# EXERCISE DATA start

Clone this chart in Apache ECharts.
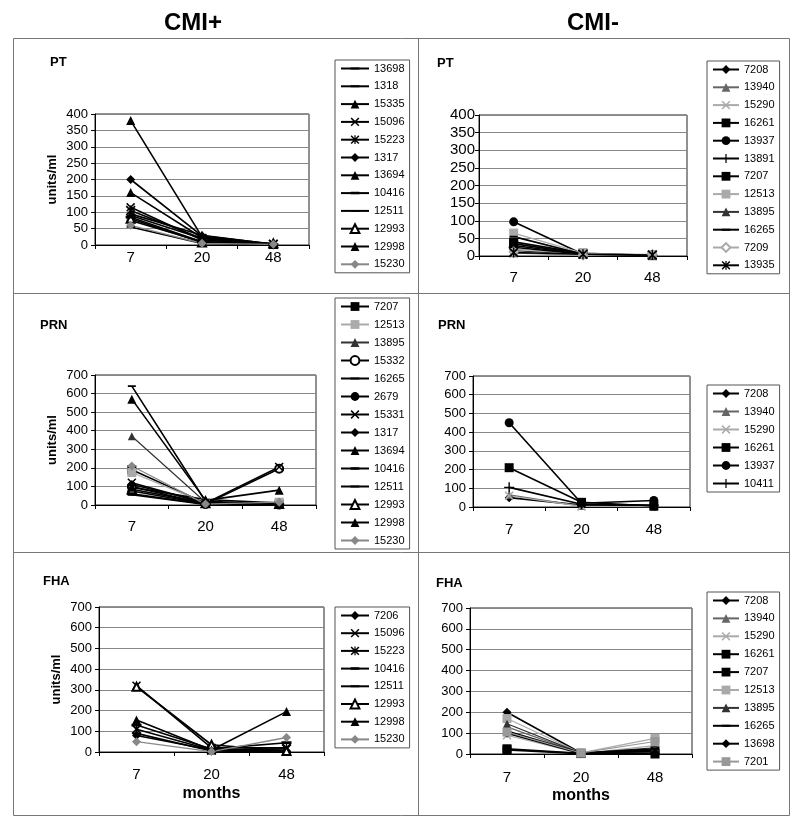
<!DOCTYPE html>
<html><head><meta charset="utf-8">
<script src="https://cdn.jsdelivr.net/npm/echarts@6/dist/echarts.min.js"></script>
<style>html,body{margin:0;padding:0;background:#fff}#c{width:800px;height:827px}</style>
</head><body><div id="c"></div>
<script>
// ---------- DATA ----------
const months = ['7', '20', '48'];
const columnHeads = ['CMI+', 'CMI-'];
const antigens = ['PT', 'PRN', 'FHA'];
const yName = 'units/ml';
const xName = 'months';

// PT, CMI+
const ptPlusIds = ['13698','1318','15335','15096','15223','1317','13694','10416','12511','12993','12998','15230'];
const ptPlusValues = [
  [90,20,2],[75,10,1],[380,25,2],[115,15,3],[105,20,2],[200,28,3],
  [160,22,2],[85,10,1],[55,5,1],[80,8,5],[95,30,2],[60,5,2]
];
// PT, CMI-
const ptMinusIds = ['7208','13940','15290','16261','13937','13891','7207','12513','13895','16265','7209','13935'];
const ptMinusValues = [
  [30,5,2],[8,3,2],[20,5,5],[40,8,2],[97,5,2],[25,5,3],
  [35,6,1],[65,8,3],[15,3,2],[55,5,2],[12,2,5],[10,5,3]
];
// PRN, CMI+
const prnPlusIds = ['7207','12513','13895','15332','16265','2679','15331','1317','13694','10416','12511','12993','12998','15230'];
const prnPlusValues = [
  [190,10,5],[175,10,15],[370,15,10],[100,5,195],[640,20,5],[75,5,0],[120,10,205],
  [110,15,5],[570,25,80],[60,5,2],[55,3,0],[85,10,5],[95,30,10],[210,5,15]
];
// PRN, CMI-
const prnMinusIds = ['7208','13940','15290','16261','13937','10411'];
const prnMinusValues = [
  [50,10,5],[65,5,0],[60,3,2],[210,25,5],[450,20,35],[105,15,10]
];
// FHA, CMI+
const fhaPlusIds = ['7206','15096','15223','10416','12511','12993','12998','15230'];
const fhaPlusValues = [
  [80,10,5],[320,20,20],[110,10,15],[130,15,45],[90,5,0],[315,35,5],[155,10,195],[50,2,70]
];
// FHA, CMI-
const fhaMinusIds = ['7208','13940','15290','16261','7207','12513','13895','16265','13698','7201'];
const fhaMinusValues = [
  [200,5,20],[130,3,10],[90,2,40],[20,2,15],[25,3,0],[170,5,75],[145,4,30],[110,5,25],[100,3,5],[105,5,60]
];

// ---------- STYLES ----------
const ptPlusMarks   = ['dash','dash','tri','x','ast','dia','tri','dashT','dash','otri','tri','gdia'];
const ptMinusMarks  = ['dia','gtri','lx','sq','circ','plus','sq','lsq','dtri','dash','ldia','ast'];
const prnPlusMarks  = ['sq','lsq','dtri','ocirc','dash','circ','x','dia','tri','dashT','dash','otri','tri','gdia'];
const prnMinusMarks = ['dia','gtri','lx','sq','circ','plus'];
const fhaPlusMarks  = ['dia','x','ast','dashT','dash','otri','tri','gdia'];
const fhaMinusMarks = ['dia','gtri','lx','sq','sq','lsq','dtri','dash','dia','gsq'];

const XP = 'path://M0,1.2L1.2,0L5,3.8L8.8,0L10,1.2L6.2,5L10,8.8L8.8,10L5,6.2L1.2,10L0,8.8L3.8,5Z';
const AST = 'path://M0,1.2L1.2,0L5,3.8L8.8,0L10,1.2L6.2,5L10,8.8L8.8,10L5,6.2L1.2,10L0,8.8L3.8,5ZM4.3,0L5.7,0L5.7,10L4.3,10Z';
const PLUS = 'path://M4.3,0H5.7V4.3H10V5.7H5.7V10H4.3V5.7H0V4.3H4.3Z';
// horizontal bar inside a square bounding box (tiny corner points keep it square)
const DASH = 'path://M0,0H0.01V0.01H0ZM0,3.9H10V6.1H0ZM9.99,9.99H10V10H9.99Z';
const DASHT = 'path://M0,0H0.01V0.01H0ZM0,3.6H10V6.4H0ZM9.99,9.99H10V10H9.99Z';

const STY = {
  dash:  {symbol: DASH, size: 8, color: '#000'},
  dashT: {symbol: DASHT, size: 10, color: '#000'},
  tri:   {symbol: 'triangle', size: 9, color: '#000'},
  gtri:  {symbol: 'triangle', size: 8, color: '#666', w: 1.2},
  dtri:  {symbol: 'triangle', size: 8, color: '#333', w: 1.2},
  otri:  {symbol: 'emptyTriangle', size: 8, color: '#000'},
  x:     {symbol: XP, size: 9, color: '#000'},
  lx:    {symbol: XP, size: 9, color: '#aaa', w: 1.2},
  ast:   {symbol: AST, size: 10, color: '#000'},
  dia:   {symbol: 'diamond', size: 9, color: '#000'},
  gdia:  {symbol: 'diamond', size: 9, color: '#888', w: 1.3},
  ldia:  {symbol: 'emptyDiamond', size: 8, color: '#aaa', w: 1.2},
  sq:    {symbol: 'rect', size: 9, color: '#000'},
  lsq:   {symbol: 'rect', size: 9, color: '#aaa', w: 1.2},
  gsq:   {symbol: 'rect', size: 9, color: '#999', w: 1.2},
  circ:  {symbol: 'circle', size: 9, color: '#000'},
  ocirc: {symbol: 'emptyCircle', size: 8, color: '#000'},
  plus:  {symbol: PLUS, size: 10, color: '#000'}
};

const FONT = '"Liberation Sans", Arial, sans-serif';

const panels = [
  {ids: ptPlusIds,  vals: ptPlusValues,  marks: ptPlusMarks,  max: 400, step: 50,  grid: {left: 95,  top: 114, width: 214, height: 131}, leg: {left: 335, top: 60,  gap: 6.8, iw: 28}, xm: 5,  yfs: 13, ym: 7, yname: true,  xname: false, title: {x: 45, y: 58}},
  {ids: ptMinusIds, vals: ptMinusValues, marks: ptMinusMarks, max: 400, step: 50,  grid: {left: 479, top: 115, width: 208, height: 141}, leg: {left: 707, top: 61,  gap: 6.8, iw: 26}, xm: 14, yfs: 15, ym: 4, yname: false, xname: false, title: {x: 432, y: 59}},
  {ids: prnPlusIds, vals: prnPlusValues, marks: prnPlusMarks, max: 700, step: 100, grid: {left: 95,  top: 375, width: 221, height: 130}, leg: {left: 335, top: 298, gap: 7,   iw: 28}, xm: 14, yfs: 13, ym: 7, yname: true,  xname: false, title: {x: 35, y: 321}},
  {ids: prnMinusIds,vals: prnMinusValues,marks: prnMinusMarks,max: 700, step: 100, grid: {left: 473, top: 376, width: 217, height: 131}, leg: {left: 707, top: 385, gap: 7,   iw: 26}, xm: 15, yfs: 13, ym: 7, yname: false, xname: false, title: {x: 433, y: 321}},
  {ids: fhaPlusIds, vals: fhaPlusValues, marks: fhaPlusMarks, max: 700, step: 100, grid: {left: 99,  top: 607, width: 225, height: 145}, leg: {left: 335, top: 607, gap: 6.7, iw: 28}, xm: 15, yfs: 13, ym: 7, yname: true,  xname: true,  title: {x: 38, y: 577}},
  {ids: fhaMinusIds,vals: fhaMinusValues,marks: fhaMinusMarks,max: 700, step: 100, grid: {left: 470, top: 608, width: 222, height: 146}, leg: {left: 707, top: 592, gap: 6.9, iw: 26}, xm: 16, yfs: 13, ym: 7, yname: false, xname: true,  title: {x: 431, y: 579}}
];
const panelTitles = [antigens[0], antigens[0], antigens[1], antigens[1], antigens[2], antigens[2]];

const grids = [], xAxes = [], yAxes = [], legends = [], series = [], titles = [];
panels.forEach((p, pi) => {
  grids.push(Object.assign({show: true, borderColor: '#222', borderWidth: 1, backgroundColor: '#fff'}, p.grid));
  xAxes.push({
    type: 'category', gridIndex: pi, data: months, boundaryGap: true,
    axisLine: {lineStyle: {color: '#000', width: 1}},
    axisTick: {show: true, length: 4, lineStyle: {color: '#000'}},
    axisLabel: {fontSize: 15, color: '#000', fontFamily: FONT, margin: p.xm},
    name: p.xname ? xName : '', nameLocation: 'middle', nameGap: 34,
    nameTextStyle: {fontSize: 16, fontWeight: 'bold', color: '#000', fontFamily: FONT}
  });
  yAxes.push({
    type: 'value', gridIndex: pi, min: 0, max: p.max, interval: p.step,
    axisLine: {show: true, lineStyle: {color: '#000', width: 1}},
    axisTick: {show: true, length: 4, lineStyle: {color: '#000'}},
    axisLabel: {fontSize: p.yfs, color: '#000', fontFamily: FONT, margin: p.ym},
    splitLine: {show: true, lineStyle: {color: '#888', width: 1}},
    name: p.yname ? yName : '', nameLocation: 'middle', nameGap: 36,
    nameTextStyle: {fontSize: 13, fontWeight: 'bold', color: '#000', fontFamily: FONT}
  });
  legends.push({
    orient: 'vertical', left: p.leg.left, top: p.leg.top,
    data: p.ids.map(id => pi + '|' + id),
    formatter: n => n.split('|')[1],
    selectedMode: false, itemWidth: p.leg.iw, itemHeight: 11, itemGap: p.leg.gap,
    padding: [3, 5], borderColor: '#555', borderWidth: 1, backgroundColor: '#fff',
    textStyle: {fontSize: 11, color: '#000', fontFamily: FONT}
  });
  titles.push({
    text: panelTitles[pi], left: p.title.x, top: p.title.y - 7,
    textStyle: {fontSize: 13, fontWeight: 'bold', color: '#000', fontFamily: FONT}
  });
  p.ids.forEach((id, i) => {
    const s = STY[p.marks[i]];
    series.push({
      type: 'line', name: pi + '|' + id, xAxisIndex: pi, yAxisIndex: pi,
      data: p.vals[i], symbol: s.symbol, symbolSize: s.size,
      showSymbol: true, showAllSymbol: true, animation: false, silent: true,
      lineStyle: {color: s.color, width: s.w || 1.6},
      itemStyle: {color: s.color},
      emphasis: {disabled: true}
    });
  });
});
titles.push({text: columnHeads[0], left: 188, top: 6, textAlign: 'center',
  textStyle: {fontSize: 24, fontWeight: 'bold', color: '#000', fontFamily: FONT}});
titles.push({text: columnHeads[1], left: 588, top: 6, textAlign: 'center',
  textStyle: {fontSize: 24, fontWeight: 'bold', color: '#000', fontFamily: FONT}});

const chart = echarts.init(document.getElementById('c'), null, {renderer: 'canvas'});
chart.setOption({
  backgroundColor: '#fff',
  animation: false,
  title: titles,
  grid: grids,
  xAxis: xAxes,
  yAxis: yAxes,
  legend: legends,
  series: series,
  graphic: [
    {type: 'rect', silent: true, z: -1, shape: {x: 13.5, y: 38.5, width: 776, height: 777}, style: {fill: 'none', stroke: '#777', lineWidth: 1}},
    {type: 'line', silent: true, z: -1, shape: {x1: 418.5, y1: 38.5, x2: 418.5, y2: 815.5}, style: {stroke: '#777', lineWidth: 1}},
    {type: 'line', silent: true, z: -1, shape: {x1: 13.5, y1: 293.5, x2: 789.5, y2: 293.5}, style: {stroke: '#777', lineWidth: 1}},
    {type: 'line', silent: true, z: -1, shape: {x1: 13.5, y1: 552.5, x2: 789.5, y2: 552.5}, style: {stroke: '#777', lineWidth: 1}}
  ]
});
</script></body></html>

# EXERCISE DATA end
# EXERCISE DATA start

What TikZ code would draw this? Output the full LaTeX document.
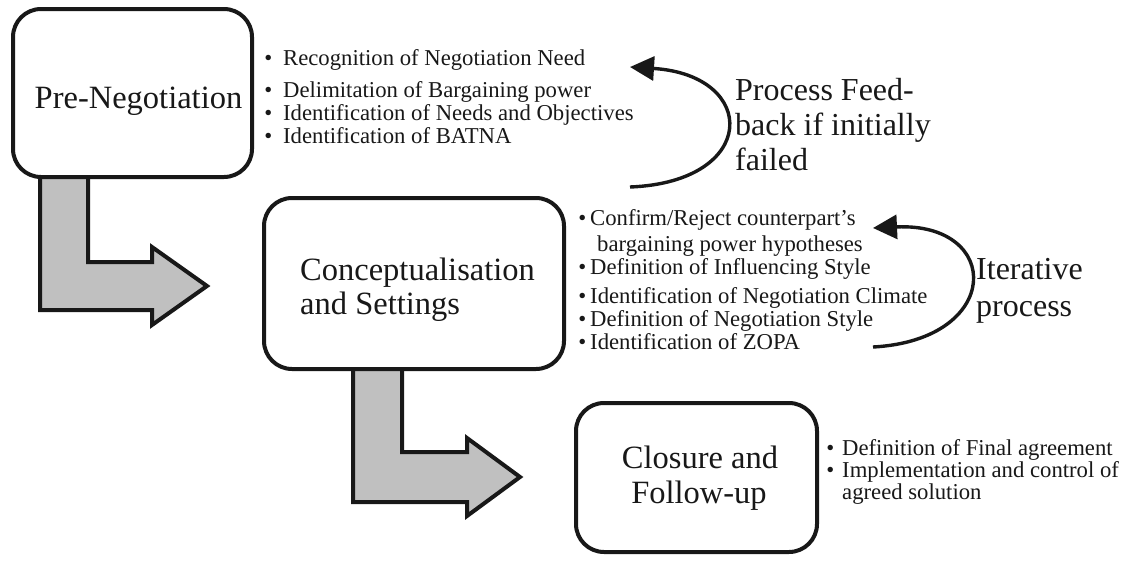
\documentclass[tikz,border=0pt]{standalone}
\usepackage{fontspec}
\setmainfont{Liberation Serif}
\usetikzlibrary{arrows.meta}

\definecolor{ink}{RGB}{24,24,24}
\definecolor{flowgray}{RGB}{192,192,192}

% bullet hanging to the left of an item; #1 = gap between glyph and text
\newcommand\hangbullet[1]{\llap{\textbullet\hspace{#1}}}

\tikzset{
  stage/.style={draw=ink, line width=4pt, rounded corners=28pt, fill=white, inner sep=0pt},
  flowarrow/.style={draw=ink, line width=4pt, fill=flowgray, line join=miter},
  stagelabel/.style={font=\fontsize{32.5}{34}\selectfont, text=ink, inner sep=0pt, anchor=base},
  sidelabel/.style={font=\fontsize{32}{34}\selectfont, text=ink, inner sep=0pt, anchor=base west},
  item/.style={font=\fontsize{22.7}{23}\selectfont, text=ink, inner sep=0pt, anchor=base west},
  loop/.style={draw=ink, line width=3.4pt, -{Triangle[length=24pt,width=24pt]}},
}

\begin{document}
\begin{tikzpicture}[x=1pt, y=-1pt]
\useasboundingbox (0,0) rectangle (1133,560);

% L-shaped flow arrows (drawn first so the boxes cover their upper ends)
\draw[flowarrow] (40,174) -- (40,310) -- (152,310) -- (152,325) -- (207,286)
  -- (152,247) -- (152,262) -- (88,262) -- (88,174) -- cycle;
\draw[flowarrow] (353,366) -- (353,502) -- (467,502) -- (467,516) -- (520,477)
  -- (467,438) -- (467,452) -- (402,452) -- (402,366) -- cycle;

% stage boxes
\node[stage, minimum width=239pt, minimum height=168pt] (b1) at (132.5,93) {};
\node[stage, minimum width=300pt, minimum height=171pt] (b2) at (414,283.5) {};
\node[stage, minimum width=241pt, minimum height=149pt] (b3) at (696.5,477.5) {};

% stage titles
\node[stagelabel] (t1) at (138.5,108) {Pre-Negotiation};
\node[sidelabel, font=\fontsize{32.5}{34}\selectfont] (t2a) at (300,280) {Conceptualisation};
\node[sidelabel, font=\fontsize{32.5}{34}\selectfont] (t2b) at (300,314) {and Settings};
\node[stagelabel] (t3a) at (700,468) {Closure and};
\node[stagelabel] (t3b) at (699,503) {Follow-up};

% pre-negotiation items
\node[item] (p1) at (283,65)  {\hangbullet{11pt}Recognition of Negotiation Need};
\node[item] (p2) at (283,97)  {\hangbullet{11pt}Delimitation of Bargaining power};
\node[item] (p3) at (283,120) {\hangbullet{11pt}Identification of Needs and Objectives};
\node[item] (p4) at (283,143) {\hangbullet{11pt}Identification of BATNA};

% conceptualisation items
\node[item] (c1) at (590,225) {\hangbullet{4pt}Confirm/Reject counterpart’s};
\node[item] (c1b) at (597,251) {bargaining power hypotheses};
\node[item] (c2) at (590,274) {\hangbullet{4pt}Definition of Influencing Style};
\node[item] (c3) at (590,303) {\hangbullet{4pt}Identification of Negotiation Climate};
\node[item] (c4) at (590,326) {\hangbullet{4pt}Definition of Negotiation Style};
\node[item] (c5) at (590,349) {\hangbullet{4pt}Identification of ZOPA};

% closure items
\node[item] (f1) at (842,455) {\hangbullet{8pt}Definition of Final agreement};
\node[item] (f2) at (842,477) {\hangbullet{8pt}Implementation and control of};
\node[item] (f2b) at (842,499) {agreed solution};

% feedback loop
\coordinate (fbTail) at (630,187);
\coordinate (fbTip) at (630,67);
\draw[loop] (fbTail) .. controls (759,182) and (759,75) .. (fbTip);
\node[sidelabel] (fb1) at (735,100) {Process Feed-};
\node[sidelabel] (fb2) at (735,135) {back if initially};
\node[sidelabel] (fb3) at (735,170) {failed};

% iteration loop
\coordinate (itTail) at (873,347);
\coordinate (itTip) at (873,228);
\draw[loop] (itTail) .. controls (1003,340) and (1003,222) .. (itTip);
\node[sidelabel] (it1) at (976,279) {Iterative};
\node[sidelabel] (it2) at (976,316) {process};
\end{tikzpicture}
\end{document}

# EXERCISE DATA end

*GIVEN EXERCISE*: From the listing above, repeat only the lines between the line containing "What TikZ code" and the line containing "-- (467,438) -- (467,452)", those two included. Pictures are not part of the copy.

*THE COMPLETED TASK*:
What TikZ code would draw this? Output the full LaTeX document.
\documentclass[tikz,border=0pt]{standalone}
\usepackage{fontspec}
\setmainfont{Liberation Serif}
\usetikzlibrary{arrows.meta}

\definecolor{ink}{RGB}{24,24,24}
\definecolor{flowgray}{RGB}{192,192,192}

% bullet hanging to the left of an item; #1 = gap between glyph and text
\newcommand\hangbullet[1]{\llap{\textbullet\hspace{#1}}}

\tikzset{
  stage/.style={draw=ink, line width=4pt, rounded corners=28pt, fill=white, inner sep=0pt},
  flowarrow/.style={draw=ink, line width=4pt, fill=flowgray, line join=miter},
  stagelabel/.style={font=\fontsize{32.5}{34}\selectfont, text=ink, inner sep=0pt, anchor=base},
  sidelabel/.style={font=\fontsize{32}{34}\selectfont, text=ink, inner sep=0pt, anchor=base west},
  item/.style={font=\fontsize{22.7}{23}\selectfont, text=ink, inner sep=0pt, anchor=base west},
  loop/.style={draw=ink, line width=3.4pt, -{Triangle[length=24pt,width=24pt]}},
}

\begin{document}
\begin{tikzpicture}[x=1pt, y=-1pt]
\useasboundingbox (0,0) rectangle (1133,560);

% L-shaped flow arrows (drawn first so the boxes cover their upper ends)
\draw[flowarrow] (40,174) -- (40,310) -- (152,310) -- (152,325) -- (207,286)
  -- (152,247) -- (152,262) -- (88,262) -- (88,174) -- cycle;
\draw[flowarrow] (353,366) -- (353,502) -- (467,502) -- (467,516) -- (520,477)
  -- (467,438) -- (467,452) -- (402,452) -- (402,366) -- cycle;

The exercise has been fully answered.